Personalmente, no puedo evitar sentirme, de manera incluso cándida, muy conmovido en la última escena de la película, que a mis ojos fue un momento profundamente digno; pero a la vez emocionalmente contrastado por el comentario final –que podría tener una lectura crítica– porque el momento en el que todo está bien, frente al televisor, riendo, después de que los vínculos emocionales quedan expuestos, es también el momento en el que la niña le pide un licuado de plátano a Cleo. Creo firmemente que esa mezcla emocional contrastada está en la esencia de México, porque no conozco otro país en el mundo en el que la vida y la muerte, la belleza y la fealdad, la alegría y la tristeza, la estupidez y la sabiduría, la dignidad y la vileza convivan tanto en un mismo día.
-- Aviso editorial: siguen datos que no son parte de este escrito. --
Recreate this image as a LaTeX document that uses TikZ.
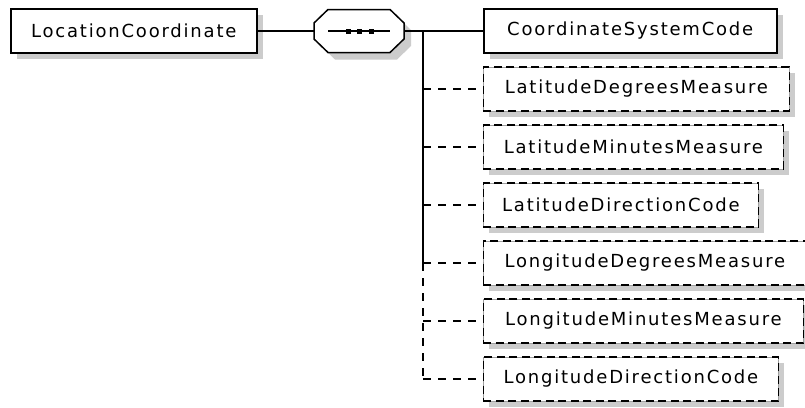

Cuando vi Roma me sentí en mi país, en mi ciudad… en casa. Me sumergí en un mar de recuerdos que, aunque no fueran siempre los míos, por su sinceridad en ese momento lo fueron. Fue una experiencia de reconexión con mi México, y aunque hayan pasado ya casi 50 años de lo que en la película se cuenta, me veo reflejado de manera latente con cada aspecto de ella. Alfonso Cuarón es un director humano, es un artista sincero y es un mexicano.